By 1996, the groundwork for the Squire Roses had been laid. They did not want to be "Squirerettes" or "Columbiettes" which are organizations recognized by state and international Knights of Columbus. The members of the Squire Roses defined their vision, roles, motto, emblem, laws and bylaws, and ceremonials. They continually upgrade their investiture and officer ceremonies. In 2010 they started to develop their own charter which is presented to all new Squire Roses Circles in the USA and abroad.

- In many women's investitures, a rose was given to the candidate or another special person
- The rose is a multi-cultural symbol of womanhood
- Rose thorns were what Jesus wore on his head when hung on the cross.
- Two times a year the priest wear the Rose vestments to serve mass.
- 1960 for “Operation Rose, the Squire Roses supported the St. Mary's Columbian Squires: a sterling silver rose was brought by Columbian Squires from Canada, throughout the United States by Squires, to Mexican Squires, to the Shrine of Our Lady of Guadeloupe, and given to Pope John XXIII.

The investiture presents three women which symbolizes the Squire Rose: (1) the Blessed Virgin Mary who represents Faith, (2) Knight Joan of Arc who represents Hope, and (3) Mother Teresa who represents Charity.

The first Knights of Columbus state organization to recognize the Squire Roses was Washington, D.C., and was followed by the Knights of Columbus in Virginia.

As of 2016, the formation of new Squire Circles in the United States and Canada is discouraged, since the Catholic Church has a desire to move youth activities from exclusive clubs into the local parish youth groups.

==Growth and expansion==

1997 – Washington DC Knights of Columbus adopt the Squire Roses as their youth program for young ladies. The first Circle of Squire Roses is created on March 9 of this year.

2001 – The number of Circles grows to five, with Squire Roses numbering over 50.

2004–2005 – Circles in Washington DC fail, due to adult sponsors moving out of the area. Additionally, two Circles in Virginia fail due to lack of membership recruiting.

2006–2009 – With the introduction of Jason Seiler to run the Columbian Squires for the State of Virginia, the Squires and Squire Roses saw new growth and development. The Squires win multiple awards, including the top two international awards for growth. Likewise the Squire Roses add three new Circles, over doubling their membership in the state. Seiler is in talks with Knights of Columbus State Councils for New Jersey, California, Nebraska, and Texas to adopt the Squire Roses as their official youth group for young ladies, aged 10 to 18.

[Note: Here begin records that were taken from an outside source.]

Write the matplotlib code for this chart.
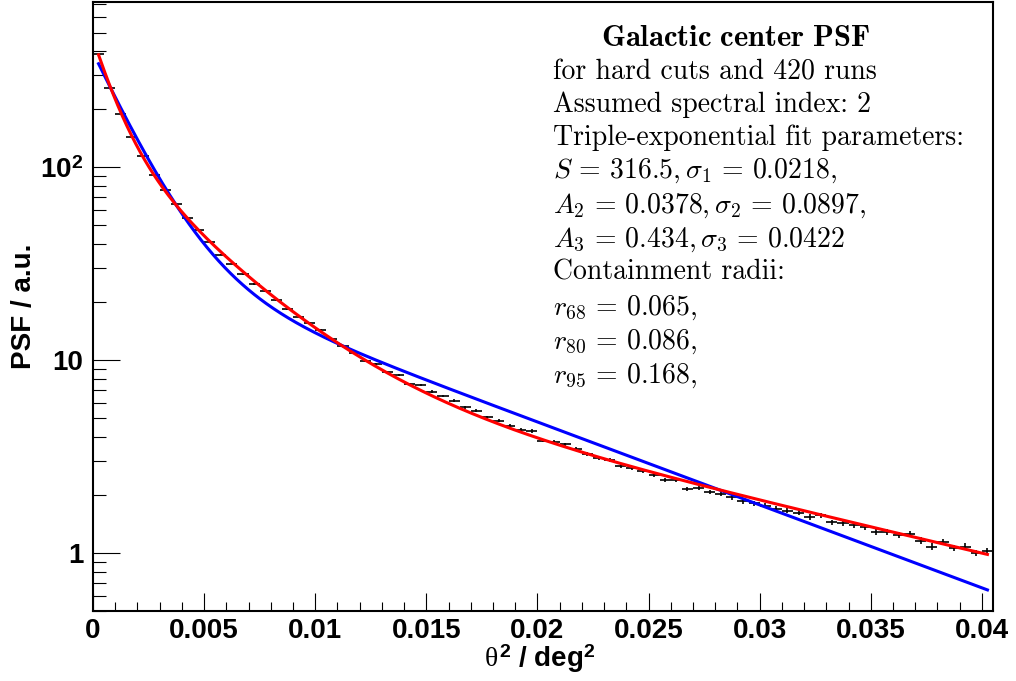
import numpy as np
import matplotlib
matplotlib.use("Agg")
import matplotlib.pyplot as plt
from matplotlib.ticker import MultipleLocator, FixedLocator, FuncFormatter, LogLocator, NullFormatter

# histogram: 81 bins of width 0.0005 deg^2
bin_width = 0.0005
n_bins = 81
theta2 = bin_width * (np.arange(n_bins) + 0.5)

psf = [388, 258, 190, 144, 114, 91.5, 75.9, 64.5, 54.6, 47.1,
       41.0, 35.2, 31.6, 27.9, 24.8, 22.7, 20.4, 18.4, 16.8, 15.6,
       14.4, 12.85, 11.77, 10.87, 9.95, 9.53, 8.66, 8.39, 7.53, 7.44,
       6.87, 6.53, 6.15, 5.70, 5.48, 5.06, 4.86, 4.56, 4.35, 4.29,
       3.82, 3.78, 3.66, 3.45, 3.25, 3.12, 3.04, 2.81, 2.77, 2.67,
       2.54, 2.39, 2.39, 2.15, 2.18, 2.07, 2.02, 1.94, 1.86, 1.81,
       1.76, 1.70, 1.66, 1.62, 1.54, 1.57, 1.44, 1.43, 1.40, 1.36,
       1.29, 1.28, 1.24, 1.25, 1.16, 1.08, 1.14, 1.06, 1.08, 1.00,
       1.02]

psf_err = [0.79, 0.64, 0.55, 0.48, 0.43, 0.38, 0.35, 0.32, 0.30, 0.27,
           0.26, 0.24, 0.22, 0.21, 0.20, 0.19, 0.18, 0.17, 0.16, 0.16,
           0.15, 0.14, 0.14, 0.13, 0.13, 0.12, 0.12, 0.12, 0.11, 0.11,
           0.10, 0.10, 0.10, 0.10, 0.09, 0.09, 0.09, 0.085, 0.083, 0.083,
           0.078, 0.078, 0.077, 0.074, 0.072, 0.071, 0.070, 0.067, 0.067, 0.065,
           0.064, 0.062, 0.062, 0.059, 0.059, 0.058, 0.057, 0.056, 0.055, 0.054,
           0.053, 0.052, 0.052, 0.051, 0.050, 0.050, 0.048, 0.048, 0.047, 0.047,
           0.045, 0.045, 0.045, 0.045, 0.043, 0.042, 0.043, 0.041, 0.042, 0.040,
           0.040]

# triple-exponential fit (red)
S, sigma1 = 316.5, 0.0218
A2, sigma2 = 0.0378, 0.0897
A3, sigma3 = 0.434, 0.0422

# double-exponential comparison (blue)
B1, tau1 = 360.0, 0.0017
B2, tau2 = 34.6, 0.0101

# containment radii
r68, r80, r95 = 0.065, 0.086, 0.168

fit_range = (0.00025, 0.04025)


def triple_exp(x):
    return S * (np.exp(-x / (2 * sigma1**2))
                + A2 * np.exp(-x / (2 * sigma2**2))
                + A3 * np.exp(-x / (2 * sigma3**2)))


def double_exp(x):
    return B1 * np.exp(-x / tau1) + B2 * np.exp(-x / tau2)


plt.rcParams["mathtext.fontset"] = "custom"
plt.rcParams["mathtext.rm"] = "Liberation Sans:bold"
plt.rcParams["mathtext.bf"] = "Liberation Sans:bold"
plt.rcParams["mathtext.it"] = "Liberation Serif"
plt.rcParams["font.family"] = "Liberation Sans"

W, H = 1016, 681
fig = plt.figure(figsize=(W / 100, H / 100), dpi=100)
ax = fig.add_axes([93 / W, 1 - 611 / H, 900 / W, 609 / H])

ax.errorbar(theta2, psf, xerr=bin_width / 2, yerr=psf_err, fmt="none",
            ecolor="black", elinewidth=1.2, capsize=0, zorder=2)

xx = np.linspace(fit_range[0], fit_range[1], 600)
ax.plot(xx, double_exp(xx), color="#0000ff", lw=2.2, zorder=3)
ax.plot(xx, triple_exp(xx), color="#ff0000", lw=2.2, zorder=4)

ax.set_yscale("log")
ax.set_xlim(0, 0.0405)
ax.set_ylim(0.5, 720)

ax.xaxis.set_major_locator(MultipleLocator(0.005))
ax.xaxis.set_minor_locator(MultipleLocator(0.001))
ax.xaxis.set_major_formatter(FuncFormatter(lambda v, p: "%g" % v))

ax.yaxis.set_major_locator(FixedLocator([1, 10, 100]))
ax.yaxis.set_major_formatter(FuncFormatter(
    lambda v, p: {1: "1", 10: "10", 100: r"$10^{2}$"}.get(int(round(v)), "")))
ax.yaxis.set_minor_locator(LogLocator(base=10, subs=np.arange(2, 10)))
ax.yaxis.set_minor_formatter(NullFormatter())

for lab in ax.get_xticklabels() + ax.get_yticklabels():
    lab.set_fontweight("bold")
ax.tick_params(axis="both", which="both", direction="in", width=0.8,
               top=False, right=False, labelsize=20)
ax.tick_params(axis="x", which="major", length=13, pad=5)
ax.tick_params(axis="x", which="minor", length=6.5)
ax.tick_params(axis="y", which="major", length=19.5, pad=7)
ax.tick_params(axis="y", which="minor", length=9.5)
for sp in ax.spines.values():
    sp.set_linewidth(1.5)

fig.text(24 / W, 1 - 306 / H, "PSF / a.u.", rotation=90, ha="center",
         va="center", fontsize=20, fontweight="bold")
fig.text(540 / W, 1 - 667 / H, r"$\theta^{2}$ / deg$^{2}$", ha="center",
         va="baseline", fontsize=20, fontweight="bold")

# fit summary
info_x = 553 / W
fig.text(736 / W, 1 - 46 / H, r"$\mathbf{Galactic\ center\ PSF}$",
         ha="center", va="baseline", fontsize=22, math_fontfamily="cm")
info_lines = [
    (79, "for hard cuts and 420 runs", False),
    (112, "Assumed spectral index: 2", False),
    (145, "Triple-exponential fit parameters:", False),
    (178, r"$S\,=\,%g, \sigma_1\,=\,%g,$" % (S, sigma1), True),
    (213, r"$A_2\,=\,%g, \sigma_2\,=\,%g,$" % (A2, sigma2), True),
    (247, r"$A_3\,=\,%g, \sigma_3\,=\,%g$" % (A3, sigma3), True),
    (280, "Containment radii:", False),
    (315, r"$r_{68}\,=\,%g,$" % r68, True),
    (349, r"$r_{80}\,=\,%g,$" % r80, True),
    (383, r"$r_{95}\,=\,%g,$" % r95, True),
]
for y, txt, is_math in info_lines:
    if is_math:
        fig.text(info_x, 1 - y / H, txt, ha="left", va="baseline",
                 fontsize=20, math_fontfamily="cm")
    else:
        fig.text(info_x, 1 - y / H, txt, ha="left", va="baseline",
                 fontsize=20, family="cmr10")

fig.savefig("out.png", dpi=100)
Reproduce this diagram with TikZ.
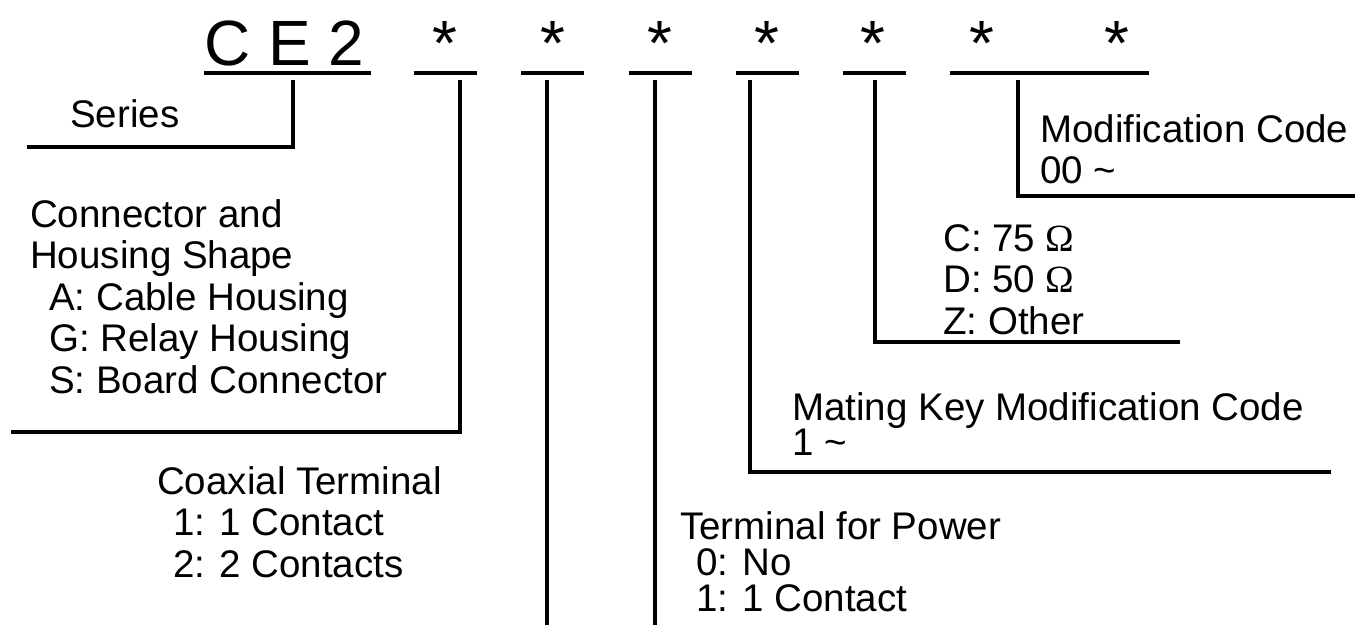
\documentclass[tikz,border=0pt]{standalone}
\usepackage{fontspec}
\setmainfont{Liberation Sans}
\newfontfamily\omegafont{Liberation Serif}

\begin{document}
\begin{tikzpicture}[x=1pt, y=-1pt,
    rule/.style={line width=4pt},
    code/.style={inner sep=0, anchor=base, font=\fontsize{64}{70}\selectfont},
    lbl/.style={inner sep=0, anchor=north west, align=left, font=\fontsize{38.5}{41.5}\selectfont}]

\useasboundingbox (0,0) rectangle (1358,625);

% Part number and its open positions
\node[code, anchor=base west] (ce2) at (204,65) {C E 2};
\foreach \x [count=\i] in {445,553,660,767,873,982,1117} {
    \node[code] (pos\i) at (\x,65) {*};
}
% Underlines of the fields
\foreach \a/\b in {204/371,414/477,521/584,629/692,736/799,843/906,950/1149} {
    \draw[rule] (\a,73) -- (\b,73);
}

% Tap points below the fields
\foreach \n/\x in {ser/293,shp/460,coax/547,pwr/655,key/750,imp/875,mod/1018} {
    \coordinate (\n) at (\x,80);
}
% Free ends of the leaders
\coordinate (serEnd) at (27,147);
\coordinate (shpEnd) at (11,432);
\coordinate (coaxEnd) at (547,625);
\coordinate (pwrEnd) at (655,625);
\coordinate (keyEnd) at (1331,472);
\coordinate (impEnd) at (1180,342);
\coordinate (modEnd) at (1355,196);

% Labels
\node[lbl, anchor=base west] (series) at (70,127) {Series};
\node[lbl] (shape) at (30,199) {Connector and\\Housing Shape\\\hspace*{19pt}A: Cable Housing\\\hspace*{19pt}G: Relay Housing\\\hspace*{19pt}S: Board Connector};
\node[lbl] (coaxial) at (157,466) {Coaxial Terminal\\\hspace*{16pt}1: 1 Contact\\\hspace*{16pt}2: 2 Contacts};
\node[lbl, font=\fontsize{38.5}{36}\selectfont] (power) at (680,511) {Terminal for Power\\\hspace*{16pt}0: No\\\hspace*{16pt}1: 1 Contact};
\node[lbl, font=\fontsize{38.5}{35}\selectfont] (matkey) at (792,392) {Mating Key Modification Code\\1 \textasciitilde};
\node[lbl] (impedance) at (943,224) {C: 75 {\omegafont Ω}\\D: 50 {\omegafont Ω}\\Z: Other};
\node[lbl] (modcode) at (1040,114) {Modification Code\\00 \textasciitilde};

% Leaders from the fields to their labels
\draw[rule] (ser) |- (serEnd);
\draw[rule] (shp) |- (shpEnd);
\draw[rule] (coax) -- (coaxEnd);
\draw[rule] (pwr) -- (pwrEnd);
\draw[rule] (key) |- (keyEnd);
\draw[rule] (imp) |- (impEnd);
\draw[rule] (mod) |- (modEnd);
\end{tikzpicture}
\end{document}
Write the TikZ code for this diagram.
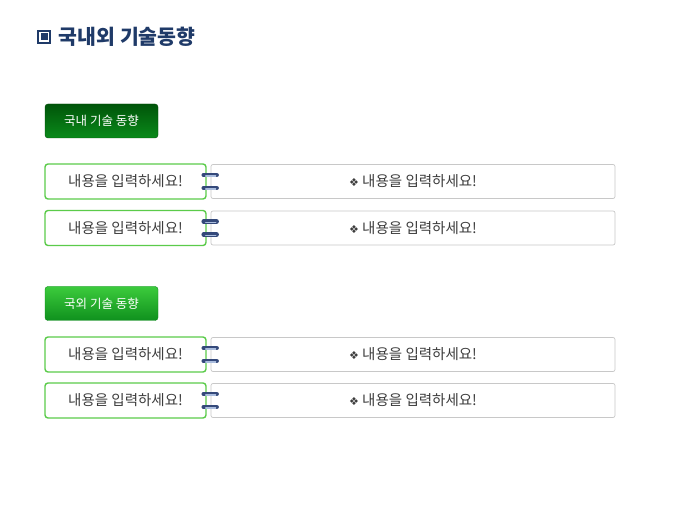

2010 – The first Squire Rose circle in Texas, Tx001, is invested and instituted at St. Francis of Assisi Catholic Community in Orange, Texas, on October 17, 2010. In addition, the first International Squire Roses Circle was invested and instituted in Luzon, Philippines.

==Organization==
Each Circle is supervised by a Knights of Columbus Council or Assembly and has an advisory board made up of either the Grand Knight, the Deputy Grand Knight and Chaplain or the Faithful Navigator, the Faithful Captain and Faithful Friar. Circles are either Council based, Parish based, or school based, depending on the location of the Circle and the Knight counselors.

The Squire Roses officers consist of Chief Squire Rose, Deputy Chief Squire Rose, Secretary, Treasurer, and Ceremonial Guard. Adults (members of the Knights of Columbus or their affiliated Ladies Auxiliaries) fill the roles of Chief Counselor, Chancellor and the priest fills the role of the Father Prior.

==Emblem==
The Columbian Squire Roses emblem symbolizes the ideals which identify a Squire Rose. Centered in a circle is the cross of Christ, with the letters “F,” “W,” “S,” and “C.” These symbolize Family, Wisdom, Spiritual, and Civic growth that occurs within the Squire Roses. Within the triangle are the letters “S,” representing Service, “R,” for Responsibility, “C,” for Christ, and “K,” for the Knights of Columbus, by whom the Squires Roses program is sponsored. The triangle, the most stable geometric shape, is a representation of the Holy Trinity. A red rose adorns the emblem, symbolic of womanhood and of blossoming life. The emblem is encircled with a golden ring, signifying the value and perpetuity of the group, and that all within are equal. Upon the ring is the motto of the Squire Roses – “With Grace and Dignity We Stand as One.”